The road on which the accident occurred, Tunnel Hill Road, was about 7.4 miles long, passing through pastures and wooded areas. The road superintendent said the County did not touch the trees unless a specific tree posed a hazard. He claimed that he had neither noticed nor received a specific complaint about the tree in question. There had been no other falling-tree accidents along Tunnel Hill Road, but on the day of the accident, the County experienced a severe storm, and the superintendent received about ten reports concerning fallen trees or tree limbs.

Mr. Evans, the owner of the tree, acknowledged that an oak tree had fallen onto the tree. He and his son had once attempted to remove the oak tree but were unsuccessful. He said that anyone walking on the roadway would have noticed the Tree’s limb that extended over the roadway, that the Tree and its limbs appeared to be alive, and that the Tree was as “green as every other tree down there.” He did not notice that the tree had decayed and did not believe it posed a danger. He claimed that there had been a severe thunderstorm the night of the accident, with thunder, lightning, and strong winds. Mr. Evans acknowledged that the tree appeared to have been trimmed at some point but asserted that he had never trimmed the tree.

A board-certified master arborist found that an older oak tree had fallen onto the tree and split the tree, causing one portion to lean over the road. He explained that a casual observer might think that two trees were simply growing side by side. He stated that in reality, the tree had lost about 85% of its strength and had suffered extensive decay. He said that the portion of the tree that was “leaning over the road was damaged” and “badly decayed.” He believed that the tree’s defects were visible from the road. He said that the top of the tree was “too heavy” for the “decayed trunk to support” and that it fell onto the car from a height of about 25 feet. He believed that the wind from the thunderstorm was the “final straw” that caused the tree to fall but asserted that a healthy tree would not have been affected by the storm.

The arborist conceded that despite the tree’s defective state, it yielded green foliage and was positioned among other trees. He asserted that the tree was the largest one in the row and was noticeable because of its size and because of the position of the oak tree. He admitted that one would have to be “looking up in the trees” to see the scar caused by the oak tree.
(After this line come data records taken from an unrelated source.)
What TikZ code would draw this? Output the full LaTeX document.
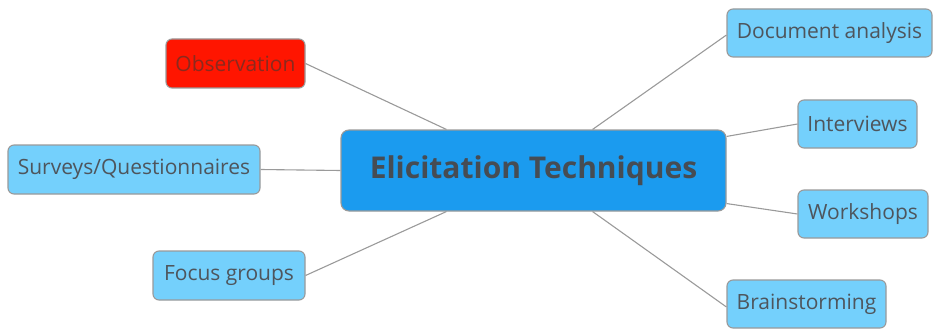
\documentclass[tikz,border=0pt]{standalone}
\usepackage{fontspec}
\setmainfont{Open Sans}
\definecolor{leafblue}{HTML}{74D0FC}
\definecolor{mainblue}{HTML}{1B9BEF}
\definecolor{alertred}{HTML}{FF1500}
\definecolor{redtext}{HTML}{8A2A1E}
\definecolor{textgray}{HTML}{4E555C}
\definecolor{edgegray}{HTML}{9A9A9A}

\begin{document}
\begin{tikzpicture}[x=1pt,y=-1pt]
\tikzstyle{every node}=[draw=edgegray,line width=1.1pt,rounded corners=6pt,text=textgray,inner sep=2pt];
\tikzstyle{topic}=[fill=leafblue,font=\fontsize{21}{24}\selectfont,minimum height=48pt];
\tikzstyle{central}=[fill=mainblue,rounded corners=8pt,font=\fontsize{30}{35}\selectfont\bfseries,text=textgray!90!black];
\tikzstyle{link}=[draw=edgegray,line width=1.1pt];
\useasboundingbox (0,0) rectangle (938,329);
% central topic
\node[central,minimum width=385pt,minimum height=81pt] (elicit) at (533.5,170.5) {Elicitation Techniques};
% left branch
\node[topic,fill=alertred,minimum width=139pt,minimum height=49pt,text=redtext] (obs) at (235.5,63.5) {Observation};
\node[topic,minimum width=252pt,minimum height=49pt] (surv) at (134,169.5) {Surveys/Questionnaires};
\node[topic,minimum width=152pt,minimum height=49pt] (focus) at (229,275.5) {Focus groups};
% right branch
\node[topic,minimum width=205pt] (doc) at (829.5,33) {Document analysis};
\node[topic,minimum width=119pt] (intv) at (857.5,124) {Interviews};
\node[topic,minimum width=130pt] (work) at (863,214) {Workshops};
\node[topic,minimum width=159pt] (brain) at (806.5,304) {Brainstorming};
% connectors
\draw[link] (obs.east) -- ([xshift=106pt]elicit.north west);
\draw[link] (surv.east) -- (elicit.west);
\draw[link] (focus.east) -- ([xshift=106pt]elicit.south west);
\draw[link] ([xshift=-134pt]elicit.north east) -- ([yshift=-2pt]doc.west);
\draw[link] ([yshift=-7pt]elicit.north east) -- (intv.west);
\draw[link] ([yshift=8pt]elicit.south east) -- (work.west);
\draw[link] ([xshift=-134pt]elicit.south east) -- ([yshift=-3pt]brain.west);
\end{tikzpicture}
\end{document}
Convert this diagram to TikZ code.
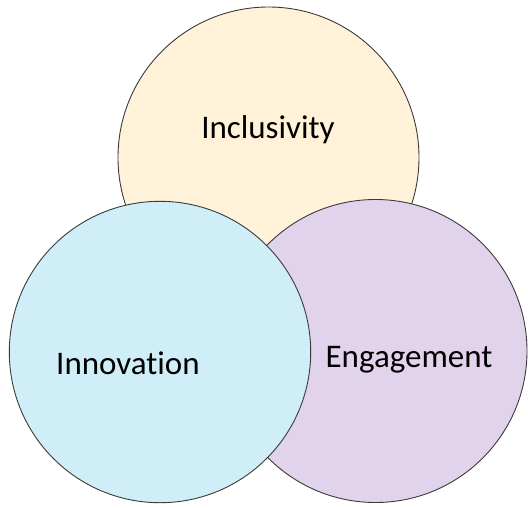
\documentclass[tikz,border=0pt]{standalone}
\usepackage{fontspec}
\setmainfont{Carlito}[Ligatures={NoCommon}]

\definecolor{inclfill}{HTML}{FFF2D9}
\definecolor{innofill}{HTML}{CFEEF7}
\definecolor{engafill}{HTML}{E2D3EC}
\definecolor{rim}{HTML}{3A3A3A}

\tikzset{
  ring/.style={draw=rim,line width=0.9pt},
  tag/.style={font=\fontsize{33}{38}\selectfont,text=black,inner sep=0pt}
}

\begin{document}
\begin{tikzpicture}[x=1pt,y=-1pt]
\useasboundingbox (0,0) rectangle (528,507);

% the three sets, back to front
\filldraw[ring,fill=inclfill] (268.5,157.5) circle (150.5);
\filldraw[ring,fill=engafill] (375.5,351) circle (151.5);
\filldraw[ring,fill=innofill] (160,352) circle (150.7);

\node[tag] (incl) at (268,130) {Inclusivity};
\node[tag] (inno) at (128,363) {Innovation};
\node[tag] (enga) at (409,360) {Engagement};
\end{tikzpicture}
\end{document}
He acknowledged that someone simply walking alongside the road would not notice the tree’s defects, and that even if an untrained observer did notice the defects, they would probably not realize that the tree needed to be removed.

Another decayed limb from the tree had been trimmed in the summer of 2006. The arborist testified that the limb was at a height of 20 to 25 feet and that he had to use a lift to inspect it. He observed no reason for any entity other than the County to have trimmed the tree, and that the person who cut the limb would have had to see the tree’s defects. He believed that county workers performing maintenance on the road would have viewed the tree’s condition and would have been prompted to investigate the condition of the tree if they had been exercising reasonable diligence. If he had been asked, the arborist would have recommended that it “either be pruned or removed.”

Based on all the evidence, the trial court held that the County was immune from liability. The court found no proof that the roadway was unsafe as a result of the presence of the tree, or that the County had constructive or actual notice concerning the tree’s condition.

The Grahams appealed.

Held: The County is immune from liability.

In 1973, the General Assembly enacted the TGTLA (Tenn. Code Ann. § 29-20-201(a)) to codify the general common law rule that all governmental entities shall be immune from suit for any which may result from the activities of such governmental entities.

Passage of the TGTLA constituted “an act of grace through which the legislature provided general immunity to governmental entities from tort liability but removed it in certain limited and specified instances.” The Grahams maintained their claim skirted municipal immunity, based on a simple negligence claim for failure to maintain the county roadways and Tennessee Code Annotated § 29-20-203.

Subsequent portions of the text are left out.